NASA released first 140 ft. of more than 1,500 ft. of color movies taken by Astronauts James A. Lovell, Jr., and Edwin E. Aldrin, Jr., during their Nov. 11-15 space flight. Photography was of high quality. (AP, Wash. Eve. Star, 11/17/66, A4)

Eighth Uprated Saturn I booster successfully underwent shortduration-35-sec.-static firing at MSFC. (MSFC Release 66-288)

Site at Pakachoag Hill outside of Auburn, Mass., where Dr. Robert H. Goddard launched world's first liquid-fuel rocket fight on March 16, 1926, was approved as a national landmark by Secretary of the Interior Stewart Udall. (Dept. of Interior; SBD, 11/23/66, 119)

AFCRL launched Aerobee 150 sounding rocket from WSMR to 117-mi. (188-km.) altitude to collect micrometeorite particles during Leonid meteor shower. (OAR Res. Rev., 1/67, 8)

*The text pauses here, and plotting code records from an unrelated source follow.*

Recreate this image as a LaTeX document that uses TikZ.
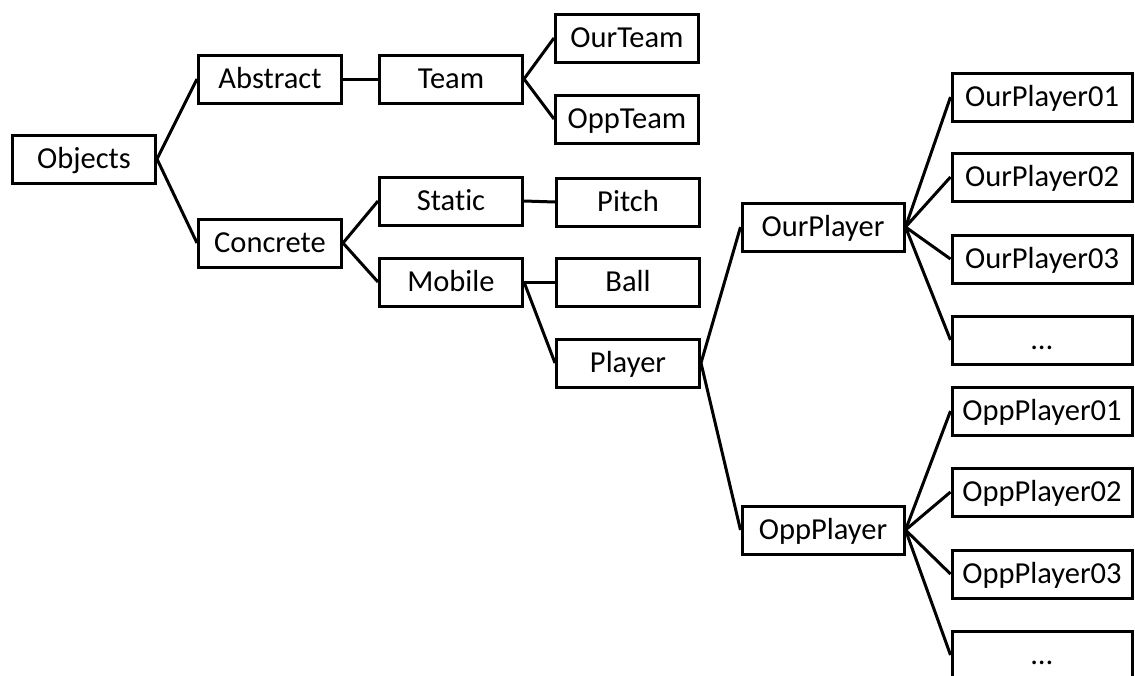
\documentclass[tikz,border=0pt]{standalone}
\usepackage{fontspec}
\setmainfont[Ligatures=CommonOff]{Carlito}
\begin{document}
\begin{tikzpicture}[x=1pt, y=-1pt,
    cls/.style={draw, line width=3pt, minimum width=143pt, minimum height=48pt,
      inner sep=0pt, text height=19.5pt, text depth=0pt, font=\fontsize{30.5}{33}\selectfont},
    wide/.style={cls, minimum width=162pt},
    leaf/.style={cls, minimum width=180pt},
    link/.style={line width=3pt}]
    \useasboundingbox (0,0) rectangle (1135,675);
    % class tree
    \node[cls] (objects) at (84,159) {Objects};
    \node[cls] (abstract) at (270,79) {Abstract};
    \node[cls] (concrete) at (270,243) {Concrete};
    \node[cls] (team) at (451,79) {Team};
    \node[cls] (ourteam) at (627,38) {OurTeam};
    \node[cls] (oppteam) at (627,119) {OppTeam};
    \node[cls] (static) at (451,201) {Static};
    \node[cls] (pitch) at (628,202) {Pitch};
    \node[cls] (mobile) at (451,282) {Mobile};
    \node[cls] (ball) at (628,282) {Ball};
    \node[cls] (player) at (628,363) {Player};
    \node[wide] (ourplayer) at (823,227) {OurPlayer};
    \node[wide] (oppplayer) at (823,530) {OppPlayer};
    % player instances
    \foreach \i/\y in {1/97,2/177,3/259}
      \node[leaf] (our\i) at (1042,\y) {OurPlayer0\i};
    \node[leaf] (our4) at (1042,340) {…};
    \foreach \i/\y in {1/411,2/492,3/574}
      \node[leaf] (opp\i) at (1042,\y) {OppPlayer0\i};
    \node[leaf] (opp4) at (1042,655) {…};
    % links
    \foreach \a/\b in {objects/abstract, objects/concrete, abstract/team,
      team/ourteam, team/oppteam, concrete/static, concrete/mobile,
      static/pitch, mobile/ball, mobile/player, player/ourplayer, player/oppplayer}
      \path[draw, link] (\a.east) -- (\b.west);
    \foreach \i in {1,2,3,4} {
      \path[draw, link] (ourplayer.east) -- (our\i.west);
      \path[draw, link] (oppplayer.east) -- (opp\i.west);
    }
\end{tikzpicture}
\end{document}
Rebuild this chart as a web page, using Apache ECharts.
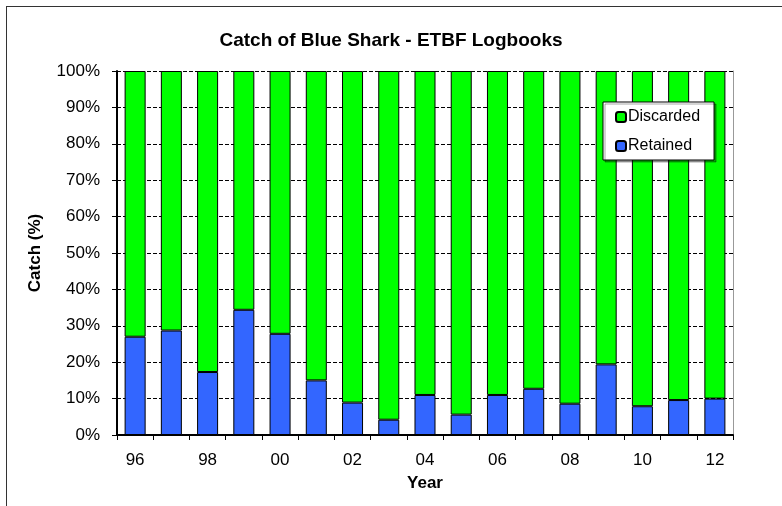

ComSatCorp requested FCC permission to construct $6.5-million, high capacity earth station at Barrio Monte Llano, Puerto Rico, to handle all types of communications in the Caribbean area via EARLY BIRD 1 and Intelsat II-A comsats. April 25 application for station at St. Croix, Virgin Islands, was withdrawn because military communications electronics equipment there "might cause harmful interference. . . ." (ComSatCorp Release)

SST development might be delayed because of current pressures to limit Federal spending; growing apprehension that SST would cause excessive property damage and noise from sonic booms; serious safety and technical problems; and SST evaluators' indecisiveness, Fred L. Zimmerman reported in the Wall Street Journal. (Zimmerman, WSJ, 11/16/66, 23)

Possibility that US. astronauts might land on moon in 1968 rather than 1969 "should serve to hasten agreement on international treaty aimed at making outer space exclusively a dimension of man's peaceful activity," postulates editorial in New York Times. "Hard decisions" about post-Apollo research should be made soon, especially since there were "far more possibilities for fruitful activities in space than even the United States can afford to carry on simultaneously." (NYT, 11/16/66, 42M)

Daniel J. Haughton, president of Lockheed Aircraft Corp., suggested at American Petroleum Institute meeting in New York that aerospace and petroleum industries combine their technical strengths for joint exploration of earth's continental shelves. He said that within 35 yrs. the world's population would have doubled and a large segment of this population would be hungry: "The oceans represent the last great source for feeding them and providing the chemicals and minerals and water to meet all the future needs of man." (AP, Wash. Eve. Star, 11/16/66)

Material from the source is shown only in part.